I mean, who outside of academia (and even there...) measures the accuracy of a predictive model taking also into account the predictive intervals, for example adding to a metric like mean absolute error over test data also the proportion of test data that falls within the uncertainty intervals that were estimated for the model given the training data? The answer is "very few".

They measure something different, I agree, but not different enough to matter in real life decision-making process, which often involves factors outside of the model.

In real life decision-making, there are many other factors that are not known or quantifiable that come in and dominate any errors arising from using confidence instead of predictive interval.
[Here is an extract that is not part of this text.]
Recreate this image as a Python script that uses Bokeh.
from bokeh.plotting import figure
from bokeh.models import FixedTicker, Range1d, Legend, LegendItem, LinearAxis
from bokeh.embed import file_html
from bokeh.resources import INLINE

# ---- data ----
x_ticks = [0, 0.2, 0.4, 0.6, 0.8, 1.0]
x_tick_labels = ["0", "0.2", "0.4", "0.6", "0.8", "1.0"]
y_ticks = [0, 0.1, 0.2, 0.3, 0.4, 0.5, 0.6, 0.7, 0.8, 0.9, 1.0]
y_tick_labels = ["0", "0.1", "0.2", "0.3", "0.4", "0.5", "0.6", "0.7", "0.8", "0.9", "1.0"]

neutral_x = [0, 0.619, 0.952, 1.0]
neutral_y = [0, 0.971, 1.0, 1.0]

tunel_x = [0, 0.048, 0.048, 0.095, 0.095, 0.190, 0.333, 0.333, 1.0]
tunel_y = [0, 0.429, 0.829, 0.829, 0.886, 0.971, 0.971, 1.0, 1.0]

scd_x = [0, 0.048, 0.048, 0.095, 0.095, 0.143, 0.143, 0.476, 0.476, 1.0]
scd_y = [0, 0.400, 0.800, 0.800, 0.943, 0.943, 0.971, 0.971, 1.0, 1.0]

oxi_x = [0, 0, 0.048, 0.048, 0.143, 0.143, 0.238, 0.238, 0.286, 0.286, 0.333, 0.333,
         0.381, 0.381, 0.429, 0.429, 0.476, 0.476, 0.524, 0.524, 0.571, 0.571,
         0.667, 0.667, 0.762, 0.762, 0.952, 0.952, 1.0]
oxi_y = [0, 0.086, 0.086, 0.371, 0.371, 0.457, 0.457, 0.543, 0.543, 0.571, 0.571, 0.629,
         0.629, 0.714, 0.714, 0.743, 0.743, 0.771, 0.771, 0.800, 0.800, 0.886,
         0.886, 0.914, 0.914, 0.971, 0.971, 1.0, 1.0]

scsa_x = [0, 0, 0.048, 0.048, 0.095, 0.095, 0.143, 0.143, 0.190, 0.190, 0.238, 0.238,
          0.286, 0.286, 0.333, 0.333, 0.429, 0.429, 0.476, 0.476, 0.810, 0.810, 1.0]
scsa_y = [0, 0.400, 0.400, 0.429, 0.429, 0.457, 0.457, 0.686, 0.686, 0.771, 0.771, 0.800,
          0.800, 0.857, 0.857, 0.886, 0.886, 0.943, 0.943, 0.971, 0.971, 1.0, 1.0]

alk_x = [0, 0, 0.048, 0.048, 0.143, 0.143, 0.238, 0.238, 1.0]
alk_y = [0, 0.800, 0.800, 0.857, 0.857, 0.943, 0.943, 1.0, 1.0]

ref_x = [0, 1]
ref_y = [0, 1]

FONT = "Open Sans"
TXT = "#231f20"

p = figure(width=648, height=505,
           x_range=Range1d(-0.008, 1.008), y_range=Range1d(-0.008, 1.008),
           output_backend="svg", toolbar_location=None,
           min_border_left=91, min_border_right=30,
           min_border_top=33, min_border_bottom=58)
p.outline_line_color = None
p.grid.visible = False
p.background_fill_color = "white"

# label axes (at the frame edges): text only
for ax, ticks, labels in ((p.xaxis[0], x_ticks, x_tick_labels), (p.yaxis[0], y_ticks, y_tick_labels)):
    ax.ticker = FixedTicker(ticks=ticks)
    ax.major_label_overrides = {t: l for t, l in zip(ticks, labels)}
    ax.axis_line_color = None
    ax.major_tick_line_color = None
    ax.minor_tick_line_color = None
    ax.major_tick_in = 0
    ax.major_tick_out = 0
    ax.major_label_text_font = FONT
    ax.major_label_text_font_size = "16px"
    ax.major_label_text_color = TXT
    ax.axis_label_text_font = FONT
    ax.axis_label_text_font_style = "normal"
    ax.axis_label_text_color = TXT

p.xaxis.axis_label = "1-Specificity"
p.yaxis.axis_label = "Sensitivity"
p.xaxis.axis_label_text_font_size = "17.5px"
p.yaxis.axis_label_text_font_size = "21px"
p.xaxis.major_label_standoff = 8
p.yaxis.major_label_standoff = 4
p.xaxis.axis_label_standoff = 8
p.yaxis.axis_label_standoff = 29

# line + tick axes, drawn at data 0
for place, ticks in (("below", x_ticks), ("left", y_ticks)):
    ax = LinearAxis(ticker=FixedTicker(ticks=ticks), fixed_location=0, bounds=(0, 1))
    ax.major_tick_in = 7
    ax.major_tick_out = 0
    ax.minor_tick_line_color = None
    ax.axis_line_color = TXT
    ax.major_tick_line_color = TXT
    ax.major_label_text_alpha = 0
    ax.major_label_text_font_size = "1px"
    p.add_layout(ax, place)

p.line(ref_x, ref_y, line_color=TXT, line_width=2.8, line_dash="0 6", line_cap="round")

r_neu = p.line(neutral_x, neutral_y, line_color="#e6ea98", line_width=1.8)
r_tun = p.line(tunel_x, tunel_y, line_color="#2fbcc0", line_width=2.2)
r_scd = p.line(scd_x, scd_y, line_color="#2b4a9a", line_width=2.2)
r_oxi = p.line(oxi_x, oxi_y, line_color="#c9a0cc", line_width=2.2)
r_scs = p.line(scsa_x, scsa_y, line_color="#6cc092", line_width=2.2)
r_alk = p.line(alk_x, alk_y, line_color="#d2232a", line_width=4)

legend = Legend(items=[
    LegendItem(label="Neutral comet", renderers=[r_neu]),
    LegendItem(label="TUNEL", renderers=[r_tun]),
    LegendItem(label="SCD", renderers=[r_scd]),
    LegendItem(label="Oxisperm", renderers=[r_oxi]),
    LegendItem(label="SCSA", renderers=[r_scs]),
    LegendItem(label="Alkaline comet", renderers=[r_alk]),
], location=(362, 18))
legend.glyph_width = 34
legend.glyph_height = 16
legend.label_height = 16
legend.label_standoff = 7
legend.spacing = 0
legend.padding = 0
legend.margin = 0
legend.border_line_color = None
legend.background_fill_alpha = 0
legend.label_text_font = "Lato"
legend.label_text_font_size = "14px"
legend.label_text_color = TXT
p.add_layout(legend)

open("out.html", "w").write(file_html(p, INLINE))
What do "multi-level" and "mixed effects" mean? There are tons of non-linear models with lots of parameters, but I've never heard these other terms.
> the difference between the two

One is bigger than the other as far as I remember which means that the standard error of the prediction interval is bigger?
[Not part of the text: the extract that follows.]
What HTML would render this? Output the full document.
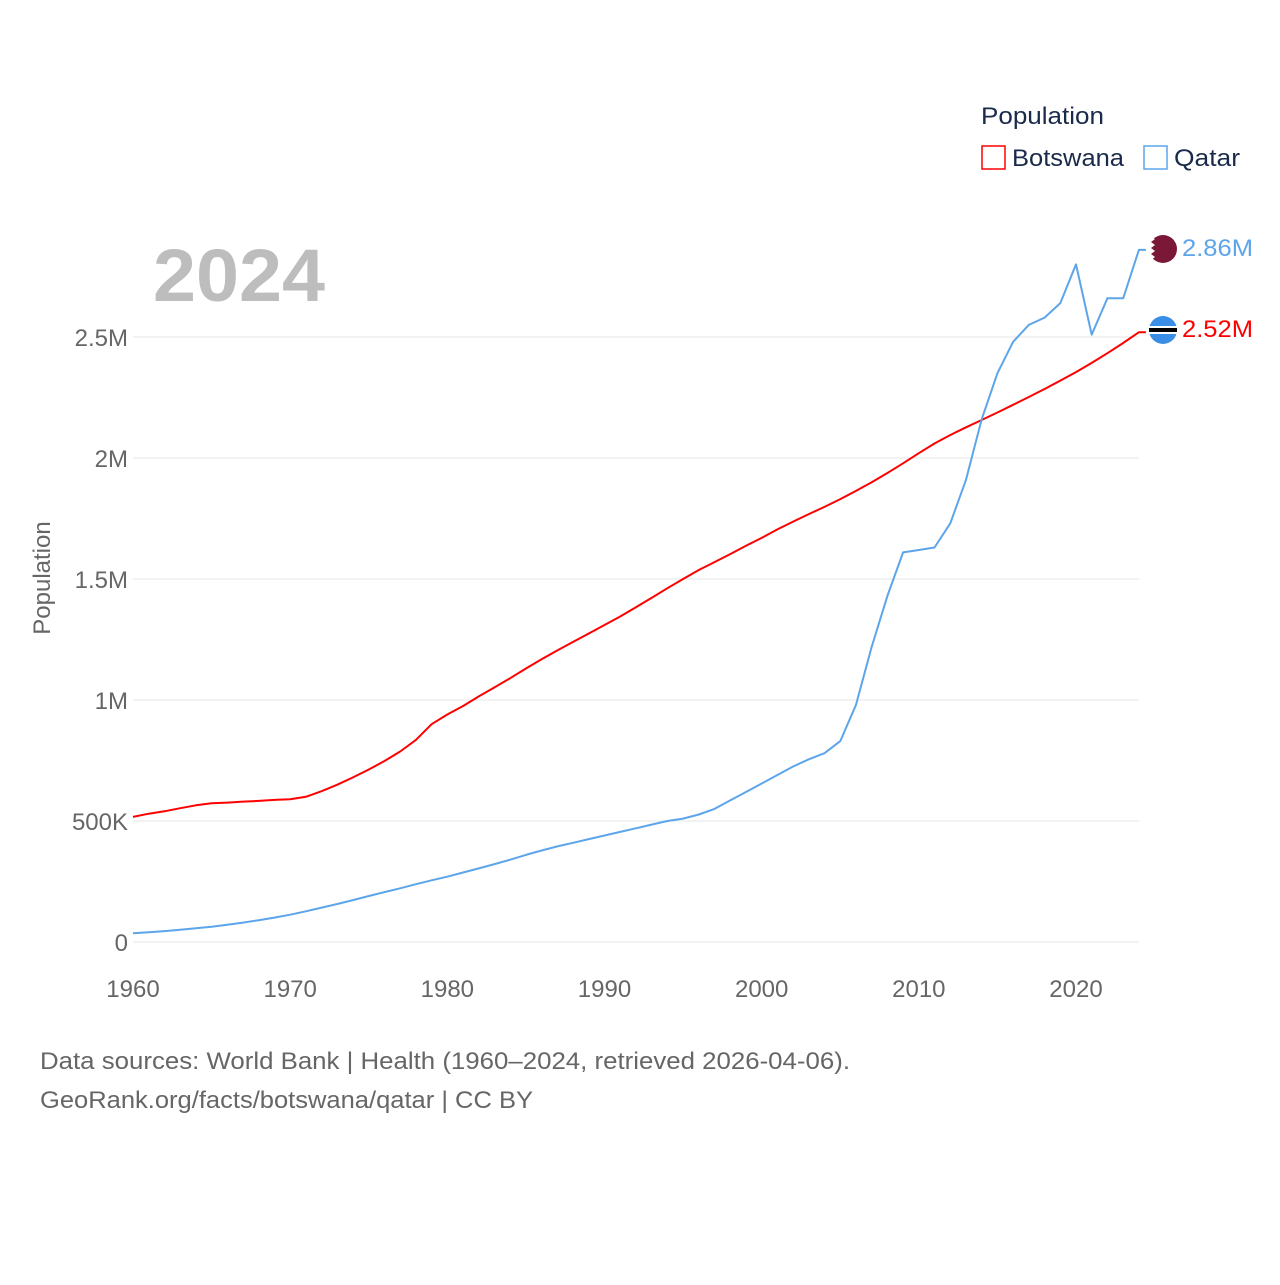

From a good SO answer, see https://stats.stackexchange.com/questions/16493/difference-b...

"A confidence interval gives a range for E[y∣x], as you say. A prediction interval gives a range for y itself.".

In the vast majority of the cases, what we want it the range for y (prediction interval), that is, given x = 3, what is the expected distribution of y?. For example, say we train a model to estimate how the 100-m dash time varies with age. The uncertainty we want is, "at age 48, 90% of Master Athletes run the 100-m dash between 10.2 and 12.4 seconds" (here there would be another difference to point out between Frequentist and Bayesian intervals, but let's make things simple).

We are generally not interested in, given x = 3, what is the uncertainty of the expected value of y (that is, the confidence interval)? In this case, the uncertainty we get (we might want it, but often we do not), is, "at age 48, we are 90% confident that the expected time to complete the 100-m dash for Master Athletes is between 11.2 and 11.6 seconds".